Exercise prompt
Only the lines from the top of the records below through the line containing "const data = bins.map((bin, i)" should be printed, exactly and without pictures.

Record extracts
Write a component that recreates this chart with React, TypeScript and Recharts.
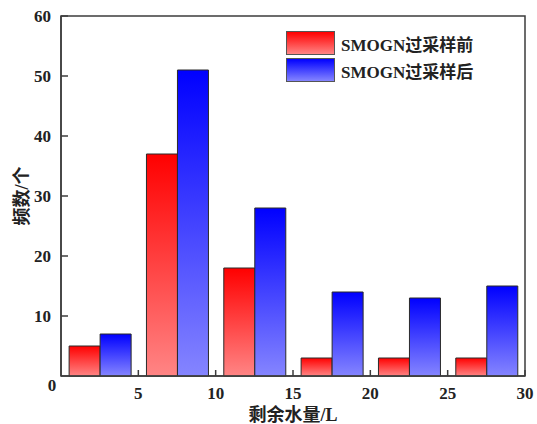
import React from 'react';
import { BarChart, Bar, XAxis, YAxis, Legend, ReferenceArea } from 'recharts';

// histogram bins of remaining water (L)
const bins = ['0-5', '5-10', '10-15', '15-20', '20-25', '25-30'];
const beforeCounts = [5, 37, 18, 3, 3, 3];
const afterCounts = [7, 51, 28, 14, 13, 15];
// upper edge of each bin, labelled on the x axis
const xTicks = [5, 10, 15, 20, 25, 30];
const yTicks = [0, 10, 20, 30, 40, 50, 60];
const seriesNames = ['SMOGN过采样前', 'SMOGN过采样后'];

const data = bins.map((bin, i) => ({ bin, before: beforeCounts[i], after: afterCounts[i] }));

const WIDTH = 537;
const HEIGHT = 424;
const MARGIN = { top: 16, right: 12, left: 11, bottom: 0 };
const Y_AXIS_W = 50;
const BAND = (WIDTH - MARGIN.left - MARGIN.right - Y_AXIS_W) / bins.length;

const FONT = '"Liberation Serif", "Noto Sans CJK SC", serif';
const AXIS = '#3c3c3c';
const TEXT = '#222';

const gradients = [
  { id: 'gradRed', top: '#ff0000', bottom: '#ff8585' },
  { id: 'gradBlue', top: '#0000ff', bottom: '#8585ff' },
];

const YTick = (props: any) => {
  const { x, y, payload } = props;
  const axisX = x + 10;
  const zero = payload.value === 0;
  return (
    <g>
      {!zero && <line x1={axisX} x2={axisX + 7} y1={y} y2={y} stroke={AXIS} strokeWidth={1.5} />}
      <text
        x={zero ? x + 1 : x}
        y={zero ? y + 9 : y}
        textAnchor={zero ? 'middle' : 'end'}
        dominantBaseline="central"
        fontFamily={FONT}
        fontWeight="bold"
        fontSize={17}
        fill={TEXT}
      >
        {payload.value}
      </text>
    </g>
  );
};

// ticks sit on the bin edges, half a band right of the category centre
const XTick = (props: any) => {
  const { x, y, index } = props;
  const edge = x + BAND / 2;
  const axisY = y - 9;
  return (
    <g>
      <line x1={edge} x2={edge} y1={axisY} y2={axisY - 6} stroke={AXIS} strokeWidth={1.5} />
      <text
        x={edge}
        y={y + 8}
        textAnchor="middle"
        dominantBaseline="central"
        fontFamily={FONT}
        fontWeight="bold"
        fontSize={17}
        fill={TEXT}
      >
        {xTicks[index]}
      </text>
    </g>
  );
};

const LegendBox = () => (
  <div style={{ fontFamily: FONT, fontWeight: 'bold', fontSize: 17, color: TEXT }}>
    {seriesNames.map((name, i) => (
      <div key={name} style={{ display: 'flex', alignItems: 'center', height: 24, marginBottom: 3 }}>
        <div
          style={{
            width: 47,
            height: 22,
            border: '1px solid #555',
            background: `linear-gradient(${gradients[i].top}, ${gradients[i].bottom})`,
          }}
        />
        <span style={{ marginLeft: 6, whiteSpace: 'nowrap' }}>{name}</span>
      </div>
    ))}
  </div>
);

export default function App() {
  return (
    <div style={{ position: 'absolute', left: 0, top: 0 }}>
      <BarChart
        width={WIDTH}
        height={HEIGHT}
        data={data}
        margin={MARGIN}
        barCategoryGap="10.5%"
        barGap={0}
      >
        <defs>
          {gradients.map((g) => (
            <linearGradient key={g.id} id={g.id} x1="0" y1="0" x2="0" y2="1">
              <stop offset="0%" stopColor={g.top} />
              <stop offset="100%" stopColor={g.bottom} />
            </linearGradient>
          ))}
        </defs>
        <XAxis
          dataKey="bin"
          interval={0}
          height={48}
          tickSize={0}
          tickMargin={9}
          tick={<XTick />}
          axisLine={{ stroke: AXIS, strokeWidth: 1.5 }}
          label={{
            value: '剩余水量/L',
            position: 'insideBottom',
            offset: 3,
            fontFamily: FONT,
            fontWeight: 'bold',
            fontSize: 18,
            fill: TEXT,
          }}
        />
        <YAxis
          domain={[0, 60]}
          ticks={yTicks}
          width={Y_AXIS_W}
          tickSize={0}
          tickMargin={10}
          tick={<YTick />}
          axisLine={{ stroke: AXIS, strokeWidth: 1.5 }}
          label={{
            value: '频数/个',
            content: ({ viewBox }: any) => (
              <text
                x={viewBox.x + 11}
                y={viewBox.y + viewBox.height / 2}
                transform={`rotate(-90 ${viewBox.x + 11} ${viewBox.y + viewBox.height / 2})`}
                textAnchor="middle"
                dominantBaseline="central"
                fontFamily={FONT}
                fontWeight="bold"
                fontSize={18}
                fill={TEXT}
              >
                频数/个
              </text>
            ),
          }}
        />
        {/* frame around the plot area */}
        <ReferenceArea y1={0} y2={60} fill="none" stroke={AXIS} strokeWidth={1.5} />
        {/* middle/center legend takes no room from the plot; placed inside the frame */}
        <Legend
          layout="horizontal"
          verticalAlign="middle"
          align="center"
          content={<LegendBox />}
          wrapperStyle={{ position: 'absolute', left: 286, top: 31, width: 'auto' }}
        />
        <Bar
          dataKey="before"
          name={seriesNames[0]}
          fill="url(#gradRed)"
          stroke="#2a2a2a"
          strokeWidth={1}
          isAnimationActive={false}
        />
        <Bar
          dataKey="after"
          name={seriesNames[1]}
          fill="url(#gradBlue)"
          stroke="#2a2a2a"
          strokeWidth={1}
          isAnimationActive={false}
        />
      </BarChart>
    </div>
  );
}
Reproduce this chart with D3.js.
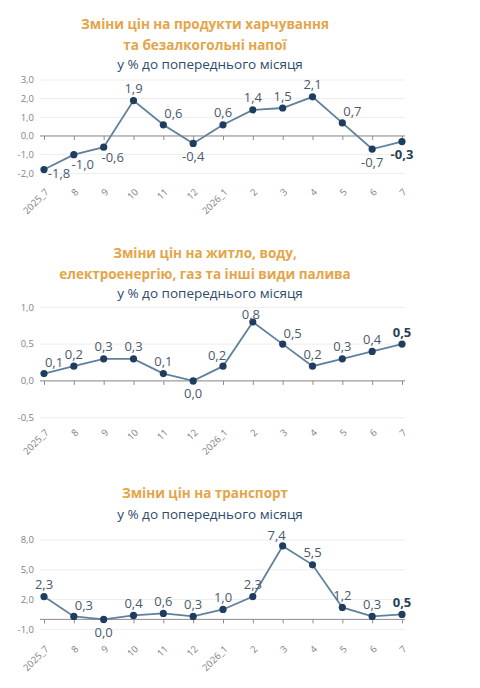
<!DOCTYPE html>
<html><head><meta charset="utf-8">
<script src="https://cdn.jsdelivr.net/npm/d3@7"></script>
<style>
body{margin:0;background:#fff;}
svg{display:block;}
</style></head>
<body>
<svg id="c" width="480" height="688"></svg>
<script>
const months = ["2025_7","8","9","10","11","12","2026_1","2","3","4","5","6","7"];

const title1 = ["Зміни цін на продукти харчування","та безалкогольні напої"];
const food = [-1.8,-1.0,-0.6,1.9,0.6,-0.4,0.6,1.4,1.5,2.1,0.7,-0.7,-0.3];
const foodTicks = [3,2,1,0,-1,-2];
const foodLabelPos = ["r","br","br","t","tr","b","t","t","t","t","tr","b","b"];

const title2 = ["Зміни цін на житло, воду,","електроенергію, газ та інші види палива"];
const housing = [0.1,0.2,0.3,0.3,0.1,0.0,0.2,0.8,0.5,0.2,0.3,0.4,0.5];
const housingTicks = [1.0,0.5,0.0,-0.5];
const housingLabelPos = ["tr","t","t","t","t","b","tl","tn","tr","t","t","t","t"];

const title3 = ["Зміни цін на транспорт"];
const transport = [2.3,0.3,0.0,0.4,0.6,0.3,1.0,2.3,7.4,5.5,1.2,0.3,0.5];
const transportTicks = [8,5,2,-1];
const transportLabelPos = ["t","tr","b","t","t","t","t","t","tl","t","t","t","t"];

const subtitle = "у % до попереднього місяця";

const svg = d3.select("#c");
const fmt = v => d3.format(".1f")(v).replace(".", ",").replace("−","-");

function panel(cfg){
  const g = svg.append("g");
  cfg.title.forEach((t,i)=>{
    g.append("text").attr("x",205).attr("y",cfg.titleY + i*cfg.lh)
      .attr("text-anchor","middle").attr("font-family","Open Sans, sans-serif")
      .attr("font-weight","bold").attr("font-size",13.5).attr("fill","#E4A549").text(t);
  });
  g.append("text").attr("x",210).attr("y",cfg.subY)
    .attr("text-anchor","middle").attr("font-family","Open Sans, sans-serif")
    .attr("font-size",13.5).attr("fill","#2E4B6B").text(subtitle);

  const x = d3.scalePoint().domain(months).range([44,402]);
  const y = d3.scaleLinear().domain(cfg.domain).range(cfg.range);

  g.append("g").selectAll("line").data(cfg.ticks).join("line")
    .attr("x1",40).attr("x2",405).attr("y1",d=>y(d)).attr("y2",d=>y(d))
    .attr("stroke","#ededed").attr("stroke-width",1);

  g.append("g").selectAll("text").data(cfg.ticks).join("text")
    .attr("x",34).attr("y",d=>y(d)).attr("dy","0.35em")
    .attr("text-anchor","end").attr("font-family","Open Sans, sans-serif")
    .attr("font-size",9.5).attr("fill","#7f7f7f").text(fmt);

  const ax = g.append("g").attr("transform",`translate(0,${y(0)})`)
    .call(d3.axisBottom(x).tickSize(4).tickFormat(""));
  ax.select(".domain").attr("stroke","#8c8c8c").attr("d",`M40,0H405`);
  ax.selectAll(".tick line").attr("stroke","#8c8c8c");

  const yb = y(cfg.domain[0]) + cfg.xlabOff;
  g.append("g").selectAll("text").data(months).join("text")
    .attr("transform",d=>`translate(${x(d)+3},${yb}) rotate(-45)`)
    .attr("text-anchor","end").attr("dy","0.35em")
    .attr("font-family","Open Sans, sans-serif").attr("font-size",9.5)
    .attr("fill","#808080").text(d=>d);

  const line = d3.line().x((d,i)=>x(months[i])).y(d=>y(d));
  g.append("path").datum(cfg.values).attr("d",line)
    .attr("fill","none").attr("stroke","#60809b").attr("stroke-width",1.8);

  g.append("g").selectAll("circle").data(cfg.values).join("circle")
    .attr("cx",(d,i)=>x(months[i])).attr("cy",d=>y(d)).attr("r",3.6)
    .attr("fill","#1f3d5f");

  const off = {t:[0,-12],tn:[-2,-8],b:[0,13],tr:[10,-11],tl:[-6,-11],r:[15,4],br:[9,10]};
  g.append("g").selectAll("text").data(cfg.values).join("text")
    .attr("x",(d,i)=>x(months[i]) + off[cfg.pos[i]][0])
    .attr("y",(d,i)=>y(d) + off[cfg.pos[i]][1])
    .attr("dy","0.35em").attr("text-anchor","middle")
    .attr("font-family","Open Sans, sans-serif").attr("font-size",13)
    .attr("font-weight",(d,i)=>i===cfg.values.length-1?"bold":"normal")
    .attr("fill",(d,i)=>i===cfg.values.length-1?"#2a3f56":"#4a5a6c")
    .text(fmt);
}

panel({title:title1,titleY:29,lh:21,subY:69,values:food,ticks:foodTicks,pos:foodLabelPos,
  domain:[-2,3],range:[173.3,80],xlabOff:17});
panel({title:title2,titleY:258,lh:20.5,subY:298,values:housing,ticks:housingTicks,pos:housingLabelPos,
  domain:[-0.5,1.0],range:[417.7,307.3],xlabOff:13});
panel({title:title3,titleY:498,lh:20,subY:518.5,values:transport,ticks:transportTicks,pos:transportLabelPos,
  domain:[-1,8],range:[629.3,540],xlabOff:18});
</script>
</body></html>
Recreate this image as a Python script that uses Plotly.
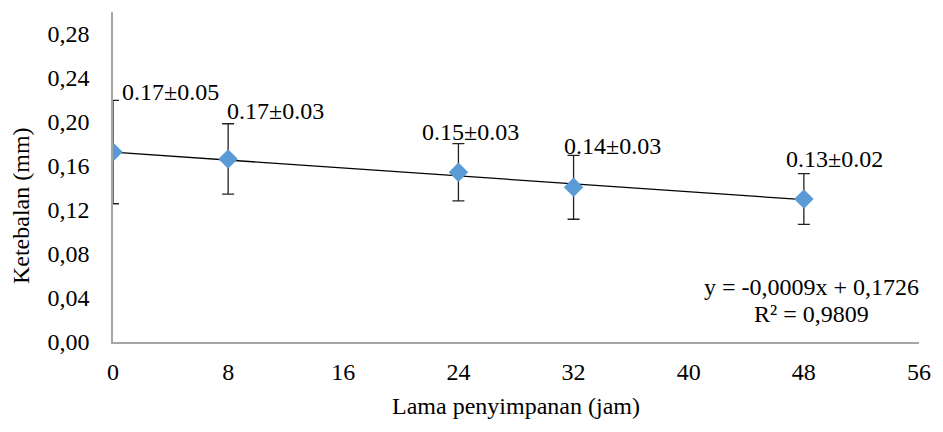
import plotly.graph_objects as go

# Film thickness during storage
hours = [0, 8, 24, 32, 48]
thickness = [0.1727, 0.1664, 0.1543, 0.1406, 0.1300]
thickness_sd = [0.047, 0.032, 0.026, 0.029, 0.023]

# Linear trend reported for the series
slope = -0.0009
intercept = 0.1726
r_squared = 0.9809

# Offsets (px) of the mean ± sd labels from the top of each error bar
label_dx = [57, 47, 12, 39, 31]
label_dy = [8, 13, 12, 9, 15]

y_ticks = [0.00, 0.04, 0.08, 0.12, 0.16, 0.20, 0.24, 0.28]
x_ticks = [0, 8, 16, 24, 32, 40, 48, 56]

FONT = "Times New Roman"
fs = 24

fig = go.Figure()

trend_x = [hours[0], hours[-1]]
trend_y = [slope * x + intercept for x in trend_x]
fig.add_trace(go.Scatter(
    x=trend_x, y=trend_y, mode="lines",
    line=dict(color="black", width=1.3),
    hoverinfo="skip", showlegend=False,
))

fig.add_trace(go.Scatter(
    x=hours, y=thickness, mode="markers",
    marker=dict(symbol="diamond", size=15, color="#5B9BD5"),
    error_y=dict(type="data", array=thickness_sd, visible=True,
                 color="#222222", thickness=1.3, width=6),
    showlegend=False,
))

for x, m, s, dx, dy in zip(hours, thickness, thickness_sd, label_dx, label_dy):
    fig.add_annotation(
        x=x, y=m + s, xref="x", yref="y",
        text=f"{m:.2f}±{s:.2f}", showarrow=False,
        xanchor="center", yanchor="middle", xshift=dx, yshift=dy,
        font=dict(family=FONT, size=fs, color="black"),
    )

# Trend equation and R², drawn as two centred lines
eq_line = f"y = {slope:.4f}x + {intercept:.4f}".replace(".", ",")
r2_line = f"R² = {r_squared:.4f}".replace(".", ",")
for txt, ypos in [(eq_line, 0.050), (r2_line, 0.0255)]:
    fig.add_annotation(
        x=48.5, y=ypos, xref="x", yref="y",
        text=txt, showarrow=False,
        xanchor="center", yanchor="middle",
        font=dict(family=FONT, size=fs, color="black"),
    )

# Vertical axis title, set slightly below the plot's mid-height
fig.add_annotation(
    x=0, y=0.412, xref="paper", yref="paper",
    text="Ketebalan (mm)", textangle=-90, showarrow=False,
    xanchor="center", yanchor="middle", xshift=-92,
    font=dict(family=FONT, size=fs, color="black"),
)

fig.update_layout(
    width=943, height=432,
    margin=dict(l=113, r=15, t=12, b=90),
    paper_bgcolor="white", plot_bgcolor="white",
    separators=",.",
    font=dict(family=FONT, size=fs, color="black"),
    xaxis=dict(
        range=[0, 56], tickvals=x_ticks, showgrid=False, zeroline=False,
        showline=True, linecolor="#A6A6A6", linewidth=1.5,
        ticks="", ticklabelstandoff=7,
        title=dict(text="Lama penyimpanan (jam)", standoff=14,
                   font=dict(family=FONT, size=fs)),
    ),
    yaxis=dict(
        range=[0, 0.30], tickvals=y_ticks, tickformat=".2f",
        showgrid=False, zeroline=False,
        showline=True, linecolor="#A6A6A6", linewidth=1.5,
        ticks="", ticklabelstandoff=17,
    ),
)

fig.write_html("out.html")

Full solution
Write a component that recreates this chart with React, TypeScript and Recharts.
import React from 'react';
import { BarChart, Bar, XAxis, YAxis, Legend, ReferenceArea } from 'recharts';

// histogram bins of remaining water (L)
const bins = ['0-5', '5-10', '10-15', '15-20', '20-25', '25-30'];
const beforeCounts = [5, 37, 18, 3, 3, 3];
const afterCounts = [7, 51, 28, 14, 13, 15];
// upper edge of each bin, labelled on the x axis
const xTicks = [5, 10, 15, 20, 25, 30];
const yTicks = [0, 10, 20, 30, 40, 50, 60];
const seriesNames = ['SMOGN过采样前', 'SMOGN过采样后'];

const data = bins.map((bin, i) => ({ bin, before: beforeCounts[i], after: afterCounts[i] }));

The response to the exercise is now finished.